TITLE:
Navigating Troubled Waters: A Public Administration Analysis of Governance Challenges in River Transportation Services in the Gambia
AUTHORS:
Sulayman Ceesay, Matar Ceesay, Sheriff Ceesay
KEYWORDS:
Public Administration, Governance, River Transportation, Service Delivery, The Gambia, Policy Implementation, Corruption, Institutional Reform
JOURNAL NAME:
Journal of Service Science and Management,
Vol.19 No.3,
May
21,
2026
ABSTRACT: River transportation is a critical public good for socio-economic connectivity in riverine regions of developing nations.

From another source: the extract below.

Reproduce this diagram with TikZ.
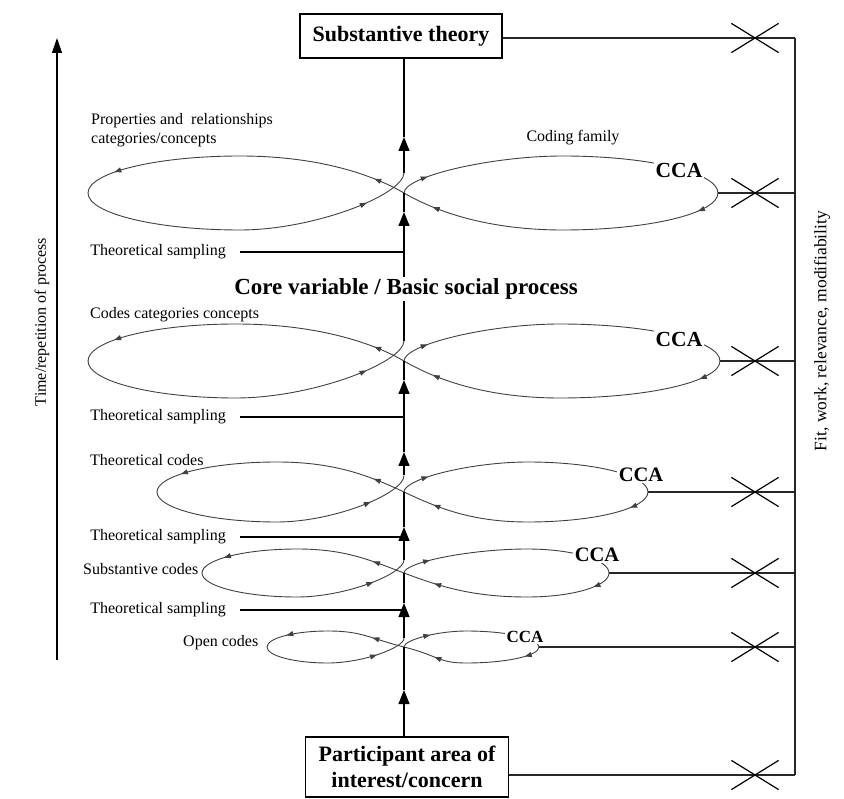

In The Gambia, particularly the Central River Region (CRR), it facilitates trade, access to services, and regional integration. However, the sector is plagued by persistent operational, safety, and infrastructural challenges. This study argues these are symptoms of systemic governance failures. Employing an explanatory sequential mixed-methods design with 300 respondents. These include: service users, operators, and public officials. The research diagnoses the core administrative pathologies. Findings reveal a synergistic system of fragmented regulatory oversight, deficient public financial management, pervasive corruption, and poor inter-agency coordination. The study concludes that technical interventions alone are insufficient without holistic public administration reform. It proposes an integrated reform framework centered on establishing a dedicated inland waterways authority, implementing transparent ring-fenced funding, institutionalizing robust accountability mechanisms, and fostering formalized community co-management. This framework offers a replicable model for addressing governance deficits in essential public services across data-scarce, river-dependent regions of sub-Saharan Africa.